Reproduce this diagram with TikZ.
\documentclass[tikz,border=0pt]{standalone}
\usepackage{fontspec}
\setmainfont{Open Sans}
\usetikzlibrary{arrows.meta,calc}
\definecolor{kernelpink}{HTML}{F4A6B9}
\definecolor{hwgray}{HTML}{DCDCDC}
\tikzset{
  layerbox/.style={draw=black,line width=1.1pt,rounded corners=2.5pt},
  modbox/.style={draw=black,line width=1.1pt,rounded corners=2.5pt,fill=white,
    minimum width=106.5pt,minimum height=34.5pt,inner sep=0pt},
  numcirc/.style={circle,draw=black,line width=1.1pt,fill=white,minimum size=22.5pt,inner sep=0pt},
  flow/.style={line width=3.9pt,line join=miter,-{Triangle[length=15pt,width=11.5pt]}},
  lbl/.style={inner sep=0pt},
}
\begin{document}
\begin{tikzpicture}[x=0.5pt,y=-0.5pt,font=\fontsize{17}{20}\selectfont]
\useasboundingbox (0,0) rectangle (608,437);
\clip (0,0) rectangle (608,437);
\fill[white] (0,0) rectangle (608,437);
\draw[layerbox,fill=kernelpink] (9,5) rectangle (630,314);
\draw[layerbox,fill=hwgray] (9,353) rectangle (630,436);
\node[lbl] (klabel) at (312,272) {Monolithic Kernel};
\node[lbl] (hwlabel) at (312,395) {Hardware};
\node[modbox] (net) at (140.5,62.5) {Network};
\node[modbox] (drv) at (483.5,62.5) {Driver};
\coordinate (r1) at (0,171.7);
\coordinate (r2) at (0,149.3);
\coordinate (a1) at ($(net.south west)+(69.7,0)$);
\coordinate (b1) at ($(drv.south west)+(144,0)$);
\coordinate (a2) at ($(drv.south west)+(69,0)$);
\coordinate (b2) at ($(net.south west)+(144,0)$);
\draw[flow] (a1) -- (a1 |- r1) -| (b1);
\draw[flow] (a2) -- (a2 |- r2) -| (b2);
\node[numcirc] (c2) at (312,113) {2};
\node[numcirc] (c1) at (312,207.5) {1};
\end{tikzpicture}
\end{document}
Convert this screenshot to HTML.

> _Requirements_
Print all the data exactly.

> _Task response_
Reproduce this diagram with TikZ.
\documentclass[tikz,border=0pt]{standalone}
\usepackage{fontspec}
\setmainfont{Open Sans}
\usetikzlibrary{arrows.meta,calc}
\definecolor{kernelpink}{HTML}{F4A6B9}
\definecolor{hwgray}{HTML}{DCDCDC}
\tikzset{
  layerbox/.style={draw=black,line width=1.1pt,rounded corners=2.5pt},
  modbox/.style={draw=black,line width=1.1pt,rounded corners=2.5pt,fill=white,
    minimum width=106.5pt,minimum height=34.5pt,inner sep=0pt},
  numcirc/.style={circle,draw=black,line width=1.1pt,fill=white,minimum size=22.5pt,inner sep=0pt},
  flow/.style={line width=3.9pt,line join=miter,-{Triangle[length=15pt,width=11.5pt]}},
  lbl/.style={inner sep=0pt},
}
\begin{document}
\begin{tikzpicture}[x=0.5pt,y=-0.5pt,font=\fontsize{17}{20}\selectfont]
\useasboundingbox (0,0) rectangle (608,437);
\clip (0,0) rectangle (608,437);
\fill[white] (0,0) rectangle (608,437);
\draw[layerbox,fill=kernelpink] (9,5) rectangle (630,314);
\draw[layerbox,fill=hwgray] (9,353) rectangle (630,436);
\node[lbl] (klabel) at (312,272) {Monolithic Kernel};
\node[lbl] (hwlabel) at (312,395) {Hardware};
\node[modbox] (net) at (140.5,62.5) {Network};
\node[modbox] (drv) at (483.5,62.5) {Driver};
\coordinate (r1) at (0,171.7);
\coordinate (r2) at (0,149.3);
\coordinate (a1) at ($(net.south west)+(69.7,0)$);
\coordinate (b1) at ($(drv.south west)+(144,0)$);
\coordinate (a2) at ($(drv.south west)+(69,0)$);
\coordinate (b2) at ($(net.south west)+(144,0)$);
\draw[flow] (a1) -- (a1 |- r1) -| (b1);
\draw[flow] (a2) -- (a2 |- r2) -| (b2);
\node[numcirc] (c2) at (312,113) {2};
\node[numcirc] (c1) at (312,207.5) {1};
\end{tikzpicture}
\end{document}
Convert this screenshot to HTML.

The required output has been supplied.